Laut Wall Street Journal sei Washington "offen für die Unterstützung einer Bodenoperation durch lokale Kräfte" im Jemen. Dies würde eine erhebliche Eskalation des US-Engagements gegen die vom Iran unterstützten Houthis bedeuten, die bisher hauptsächlich aus der Luft bekämpft wurden.

Diese parallelen Entwicklungen – Truppenabzug aus Syrien, mögliche Eskalation im Jemen und massive Ressourcenverlagerung in den Persischen Golf – deuten auf eine umfassende Neuausrichtung der US-Militärstrategie im Nahen Osten hin, möglicherweise als Vorbereitung auf eine größere Konfrontation mit dem Iran.
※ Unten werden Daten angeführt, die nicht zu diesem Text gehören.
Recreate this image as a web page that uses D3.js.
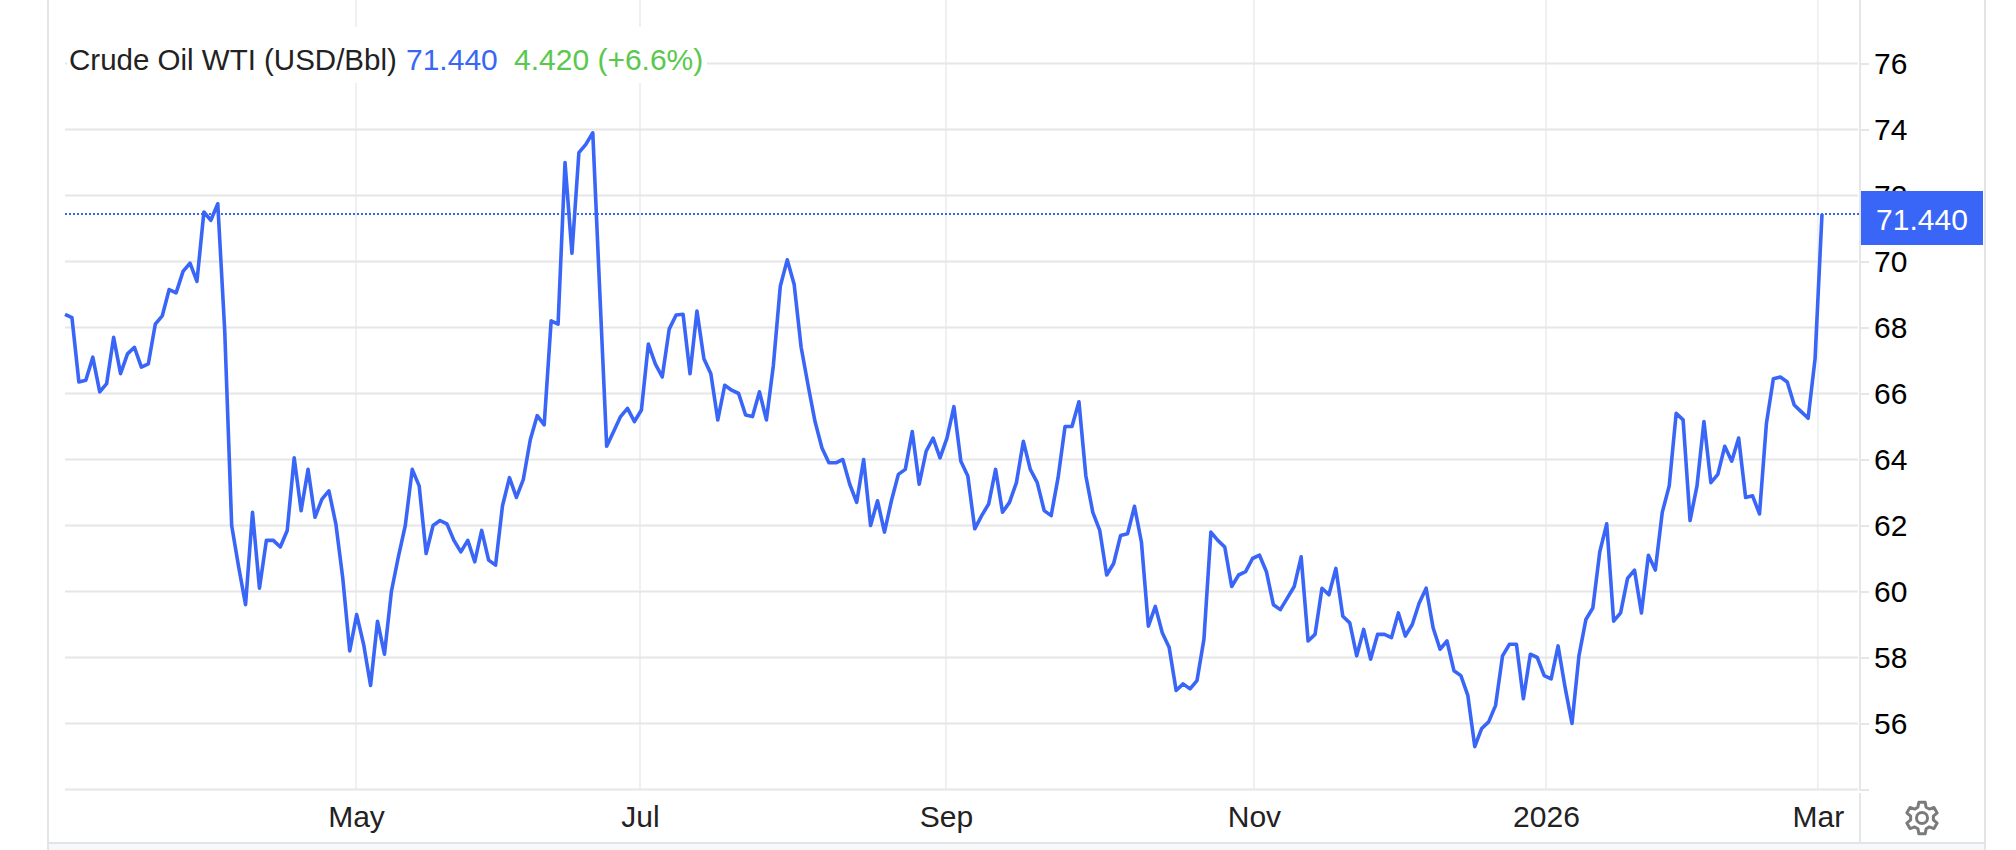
<!DOCTYPE html>
<html>
<head>
<meta charset="utf-8">
<script src="https://cdn.jsdelivr.net/npm/d3@7"></script>
<style>
    body { margin: 0; background: #fff; }
    text { font-family: "Liberation Sans", Helvetica, Arial, sans-serif; }
</style>
</head>
<body>
<div id="chart"></div>
<script>
// daily close, one value per trading day
const prices = [
    68.4, 68.3, 66.35, 66.4, 67.1, 66.05, 66.3, 67.7, 66.6, 67.2,
    67.4, 66.8, 66.9, 68.1, 68.35, 69.15, 69.05, 69.7, 69.95, 69.4,
    71.5, 71.25, 71.75, 67.9, 62.0, 60.75, 59.6, 62.4, 60.1, 61.55,
    61.55, 61.35, 61.85, 64.05, 62.45, 63.7, 62.25, 62.8, 63.05, 62.05,
    60.4, 58.2, 59.3, 58.4, 57.15, 59.1, 58.1, 60.0, 61.05, 62.0,
    63.7, 63.2, 61.15, 62.0, 62.15, 62.05, 61.55, 61.2, 61.55, 60.9,
    61.85, 60.95, 60.8, 62.6, 63.45, 62.85, 63.4, 64.6, 65.33, 65.05,
    68.2, 68.1, 73.0, 70.25, 73.3, 73.55, 73.9, 69.1, 64.4, 64.85,
    65.3, 65.55, 65.15, 65.5, 67.5, 66.9, 66.5, 67.95, 68.38, 68.4,
    66.6, 68.5, 67.05, 66.6, 65.2, 66.25, 66.1, 66.0, 65.35, 65.3,
    66.05, 65.2, 66.85, 69.25, 70.05, 69.3, 67.4, 66.25, 65.15, 64.35,
    63.9, 63.9, 64.0, 63.25, 62.7, 64.0, 62.0, 62.75, 61.8, 62.75,
    63.55, 63.7, 64.85, 63.25, 64.25, 64.65, 64.05, 64.65, 65.6, 63.95,
    63.5, 61.9, 62.3, 62.65, 63.7, 62.4, 62.7, 63.3, 64.55, 63.7,
    63.3, 62.45, 62.3, 63.45, 65.0, 65.0, 65.75, 63.5, 62.4, 61.85,
    60.5, 60.85, 61.7, 61.75, 62.58, 61.5, 58.95, 59.55, 58.75, 58.3,
    57.0, 57.2, 57.05, 57.3, 58.55, 61.8, 61.55, 61.35, 60.15, 60.5,
    60.6, 61.0, 61.1, 60.6, 59.6, 59.45, 59.8, 60.15, 61.05, 58.5,
    58.7, 60.1, 59.9, 60.7, 59.25, 59.05, 58.05, 58.85, 57.95, 58.7,
    58.7, 58.6, 59.35, 58.65, 59.0, 59.65, 60.1, 58.9, 58.25, 58.5,
    57.6, 57.45, 56.85, 55.3, 55.85, 56.05, 56.55, 58.05, 58.4, 58.4,
    56.75, 58.1, 58.0, 57.45, 57.35, 58.35, 57.1, 56.0, 58.05, 59.15,
    59.5, 61.2, 62.05, 59.1, 59.35, 60.4, 60.65, 59.35, 61.1, 60.65,
    62.4, 63.2, 65.4, 65.2, 62.15, 63.2, 65.15, 63.3, 63.55, 64.4,
    63.95, 64.65, 62.85, 62.9, 62.35, 65.1, 66.45, 66.5, 66.35, 65.65,
    65.45, 65.25, 67.05, 71.44
];
const monthLabels = ["May", "Jul", "Sep", "Nov", "2026", "Mar"];
const monthIndex = [41.9, 82.8, 126.85, 171.2, 213.25, 252.4];   // day number where each month starts
const priceTicks = [54, 56, 58, 60, 62, 64, 66, 68, 70, 72, 74, 76];
const hiddenTicks = [54];
const lastValue = "71.440";
const titleName = "Crude Oil WTI (USD/Bbl)";
const titleChange = "4.420 (+6.6%)";

const width = 2016;
const height = 850;
const blue = "#3a66f8";
const gridColor = "#e6e6e6";
const frameColor = "#e3e4e8";

const plotLeft = 65;
const plotRight = 1858;
const axisX = 1860;
const plotBottom = 790;

const svg = d3.select("#chart").append("svg")
    .attr("width", width)
    .attr("height", height)
    .style("display", "block");

const x = d3.scaleLinear().domain([0, prices.length - 1]).range([65, 1822]);
const y = d3.scaleLinear().domain([54, 76]).range([plotBottom - 0.5, 63.5]);

// outer frame
svg.append("rect").attr("x", 48).attr("y", 844).attr("width", 1937).attr("height", 6).attr("fill", "#f7f8fa");
svg.append("line").attr("x1", 48).attr("x2", 48).attr("y1", 0).attr("y2", 850)
    .attr("stroke", frameColor).attr("stroke-width", 2);
svg.append("line").attr("x1", 1985).attr("x2", 1985).attr("y1", 0).attr("y2", 850)
    .attr("stroke", frameColor).attr("stroke-width", 2);
svg.append("line").attr("x1", 48).attr("x2", 1985).attr("y1", 843).attr("y2", 843)
    .attr("stroke", frameColor).attr("stroke-width", 2);

// vertical grid
svg.append("g").selectAll("line")
    .data(monthIndex)
    .enter()
    .append("line")
    .attr("x1", d => x(d))
    .attr("x2", d => x(d))
    .attr("y1", 0)
    .attr("y2", plotBottom)
    .attr("stroke", "#eef1f3")
    .attr("stroke-width", 2);

// horizontal grid
svg.append("g").selectAll("line")
    .data(priceTicks)
    .enter()
    .append("line")
    .attr("x1", plotLeft)
    .attr("x2", plotRight)
    .attr("y1", d => y(d))
    .attr("y2", d => y(d))
    .attr("stroke", gridColor)
    .attr("stroke-width", 2);

// price axis on the right
const yAxis = d3.axisRight(y)
    .tickValues(priceTicks)
    .tickSize(9)
    .tickPadding(5)
    .tickFormat(d => hiddenTicks.includes(d) ? "" : d);
const yAxisG = svg.append("g")
    .attr("transform", `translate(${axisX},0)`)
    .call(yAxis);
yAxisG.select(".domain").remove();
yAxisG.selectAll("line").attr("stroke", gridColor).attr("stroke-width", 2);
yAxisG.selectAll("text")
    .attr("fill", "#000")
    .style("font-size", "30px")
    .style("font-family", "'Liberation Sans', Helvetica, Arial, sans-serif");

svg.append("line").attr("x1", axisX).attr("x2", axisX).attr("y1", 0).attr("y2", plotBottom + 1)
    .attr("stroke", gridColor).attr("stroke-width", 2);
svg.append("line").attr("x1", axisX).attr("x2", axisX).attr("y1", plotBottom + 3).attr("y2", 843)
    .attr("stroke", gridColor).attr("stroke-width", 2);

// month axis
const xAxis = d3.axisBottom(x)
    .tickValues(monthIndex)
    .tickSize(0)
    .tickPadding(16)
    .tickFormat((d, i) => monthLabels[i]);
const xAxisG = svg.append("g")
    .attr("transform", `translate(0,${plotBottom})`)
    .call(xAxis);
xAxisG.select(".domain").remove();
xAxisG.selectAll("text")
    .attr("fill", "#222")
    .style("font-size", "30px")
    .style("font-family", "'Liberation Sans', Helvetica, Arial, sans-serif");

// last price dotted line
svg.append("line")
    .attr("x1", plotLeft)
    .attr("x2", axisX - 1)
    .attr("y1", y(prices[prices.length - 1]))
    .attr("y2", y(prices[prices.length - 1]))
    .attr("stroke", blue)
    .attr("stroke-width", 2)
    .attr("stroke-dasharray", "2 2");

const line = d3.line()
    .x((d, i) => x(i))
    .y(d => y(d));

svg.append("path")
    .datum(prices)
    .attr("d", line)
    .attr("fill", "none")
    .attr("stroke", blue)
    .attr("stroke-width", 3.6)
    .attr("stroke-linejoin", "round");

// title sits on a white patch that hides the grid behind it
svg.append("rect").attr("x", 67).attr("y", 27).attr("width", 640).attr("height", 56).attr("fill", "#fff");
svg.append("text").attr("x", 69).attr("y", 70).attr("fill", "#222").style("font-size", "29.5px").text(titleName);
svg.append("text").attr("x", 406).attr("y", 70).attr("fill", blue).style("font-size", "30px").text(lastValue);
svg.append("text").attr("x", 514).attr("y", 70).attr("fill", "#5ac84e").style("font-size", "30px").text(titleChange);

// last price tag
svg.append("rect").attr("x", 1861).attr("y", 191).attr("width", 122).attr("height", 54).attr("fill", blue);
svg.append("text")
    .attr("x", 1922)
    .attr("y", 230)
    .attr("text-anchor", "middle")
    .attr("fill", "#fff")
    .style("font-size", "30px")
    .text(lastValue);

// settings gear
const gearRadii = [16, 16, 11.5, 11.5];
const gearPoints = d3.range(6).flatMap(k => {
    const c = k * Math.PI / 3;
    return [c - 0.2, c + 0.2, c + 0.36, c + 0.68].map((a, j) => [a, gearRadii[j]]);
});
const gear = svg.append("g").attr("transform", "translate(1922,818)")
    .attr("fill", "none").attr("stroke", "#7b7b7b").attr("stroke-width", 3);
gear.append("path").attr("d", d3.lineRadial().curve(d3.curveLinearClosed)(gearPoints)).attr("stroke-linejoin", "round");
gear.append("circle").attr("r", 5.5);
</script>
</body>
</html>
Trumps Ankündigung, dass Israel bei einem möglichen Militärschlag gegen den Iran "die Führung übernehmen" würde, signalisiert einen strategischen Ansatz, der auf Proxy-Kriegsführung setzt. Die USA scheinen ihre bewährte Strategie fortzusetzen, regionale Verbündete für ihre strategischen Ziele einzuspannen.
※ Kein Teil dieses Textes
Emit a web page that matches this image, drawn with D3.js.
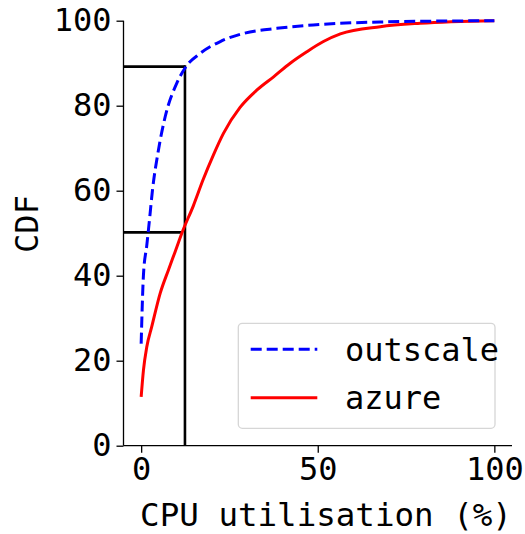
<html>
<head>
<script src="https://cdnjs.cloudflare.com/ajax/libs/d3/7.8.5/d3.min.js"></script>
<style>
  body { margin: 0; background: #fff; }
  text { font-family: "DejaVu Sans Mono", monospace; }
</style>
</head>
<body>
<svg id="plot" width="525" height="534"></svg>
<script>

	// CDF points (CPU %, CDF %)
	var outscaleX = [0, 0.65, 1.6, 2.35, 3.2, 4.9, 6.8, 10.1, 12.7, 16.7, 22.4, 29, 38.4, 48.7, 67.7, 100]
	var outscaleY = [24.0, 40.2, 47.2, 53.1, 60.1, 69.6, 77.4, 85.3, 89.2, 92.3, 95.1, 97.0, 98.2, 99.0, 99.7, 100]
	var azureX = [0, 0.65, 1.6, 3.0, 5.4, 7.7, 9.6, 11.7, 14.8, 17.5, 20.5, 23.3, 28, 32.8, 37.5, 42.2, 46.9, 51.6, 56.4, 67.7, 79, 100]
	var azureY = [11.5, 17.8, 23.3, 28.0, 35.9, 41.3, 45.6, 50.4, 56.5, 62.5, 68.5, 73.5, 79.6, 83.7, 86.8, 90.0, 92.7, 95.1, 96.9, 98.6, 99.4, 100]

	var seriesNames = ["outscale", "azure"]
	var xTicks = [0, 50, 100]
	var yTicks = [0, 20, 40, 60, 80, 100]

	// black guide lines
	var guideX = 12.4
	var guideLevels = [89.2, 50.2]
	var guideEnds = [12.4, 11.7]

	var margin = {left: 123.5, top: 20.7, right: 13, bottom: 88.3}
	var W = 525, H = 534
	var svg = d3.select("#plot")

	var x = d3.scaleLinear().domain([-5, 105]).range([margin.left, W - margin.right])
	var y = d3.scaleLinear().domain([0, 100]).range([H - margin.bottom, margin.top])

	var line = d3.line()
		.x(d => x(d[0]))
		.y(d => y(d[1]))
		.curve(d3.curveMonotoneX)

	// guide lines
	guideLevels.forEach((lv, i) => {
		svg.append("line")
		   .attr("x1", x(-5)).attr("x2", x(guideEnds[i]))
		   .attr("y1", y(lv)).attr("y2", y(lv))
		   .attr("stroke", "black").attr("stroke-width", 2.6)
	})
	svg.append("line")
	   .attr("x1", x(guideX)).attr("x2", x(guideX))
	   .attr("y1", y(0)).attr("y2", y(guideLevels[0]) - 1.3)
	   .attr("stroke", "black").attr("stroke-width", 2.6)

	var outscale = outscaleX.map((v, i) => [v, outscaleY[i]])
	var azure = azureX.map((v, i) => [v, azureY[i]])

	svg.append("path")
	   .attr("d", line(azure))
	   .attr("fill", "none").attr("stroke", "red").attr("stroke-width", 3)
	svg.append("path")
	   .attr("d", line(outscale))
	   .attr("fill", "none").attr("stroke", "blue").attr("stroke-width", 3)
	   .attr("stroke-dasharray", "11,5")

	// axes
	var xAxis = svg.append("g")
		.attr("transform", "translate(0," + y(0) + ")")
		.call(d3.axisBottom(x).tickValues(xTicks).tickSize(7).tickPadding(5))
	var yAxis = svg.append("g")
		.attr("transform", "translate(" + x(-5) + ",0)")
		.call(d3.axisLeft(y).tickValues(yTicks).tickSize(7).tickPadding(5))

	;[xAxis, yAxis].forEach(g => {
		g.select(".domain").attr("stroke-width", 1.3)
		g.selectAll(".tick line").attr("stroke-width", 1.3)
		g.selectAll(".tick text").attr("font-size", 32).attr("font-family", "DejaVu Sans Mono").attr("fill", "black")
	})
	xAxis.select(".domain").attr("d", "M" + x(-5) + ",0H" + x(105))
	yAxis.select(".domain").attr("d", "M0," + y(0) + "V" + y(100))

	svg.append("text")
	   .attr("x", 326).attr("y", 526)
	   .attr("text-anchor", "middle").attr("font-size", 32.5)
	   .text("CPU utilisation (%)")

	svg.append("text")
	   .attr("transform", "translate(38,224) rotate(-90)")
	   .attr("text-anchor", "middle").attr("font-size", 32)
	   .text("CDF")

	// legend
	var leg = svg.append("g")
	leg.append("rect")
	   .attr("x", 238.3).attr("y", 323.3).attr("width", 256.7).attr("height", 105)
	   .attr("rx", 4).attr("fill", "white").attr("fill-opacity", 0.8)
	   .attr("stroke", "#d6d6d6").attr("stroke-width", 1.3)
	var legStyles = [{color: "blue", dash: "11,5"}, {color: "red", dash: null}]
	seriesNames.forEach((name, i) => {
		var ly = 349.3 + i * 48.4
		leg.append("line")
		   .attr("x1", 250.7).attr("x2", 317.3).attr("y1", ly).attr("y2", ly)
		   .attr("stroke", legStyles[i].color).attr("stroke-width", 3)
		   .attr("stroke-dasharray", legStyles[i].dash)
		leg.append("text")
		   .attr("x", 345).attr("y", ly + 11.5)
		   .attr("font-size", 32)
		   .text(name)
	})

</script>
</body>
</html>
Doch die türkische Kontrolle über kritische Luftkorridore in Syrien und vor allem die wahrscheinlich erheblichen iranischen Luftverteidigungskapazitäten bedeuten, dass die USA und Israel nicht mehr in einer Welt operieren, in der sie die Lufthoheit beanspruchen können – ein potenzieller Angriff würde ganz erhebliche Risiken bergen.

Die parallele Eskalation im Jemen und der mögliche Einstieg in eine Bodenoperation dort werfen zudem die Frage auf, ob die USA ihre militärischen Ressourcen nicht überdehnen könnten.

Das US-Ultimatum könnte durchaus ein kalkulierter Bluff sein, um den Iran zu Zugeständnissen zu bewegen. Die bevorstehenden Atomgespräche in Oman stellen eine kritische Chance für eine diplomatische Lösung dar, bevor die Frist am 1. Mai abläuft.

Inzwischen verstärkt der Iran seine Position mit der strategischen Aufrüstung seiner Proxy-Kräfte im Irak, wodurch er seine Verteidigungstiefe erhöht und die Kosten eines möglichen Angriffs für die USA weiter steigert.

Letztlich wird alles davon abhängen, wie entschlossen die USA eine iranische Atombombe verhindern wollen – und ob sie bereit sind, die enormen militärischen und geopolitischen Risiken einzugehen, die ein solcher Angriff mit sich bringen würde.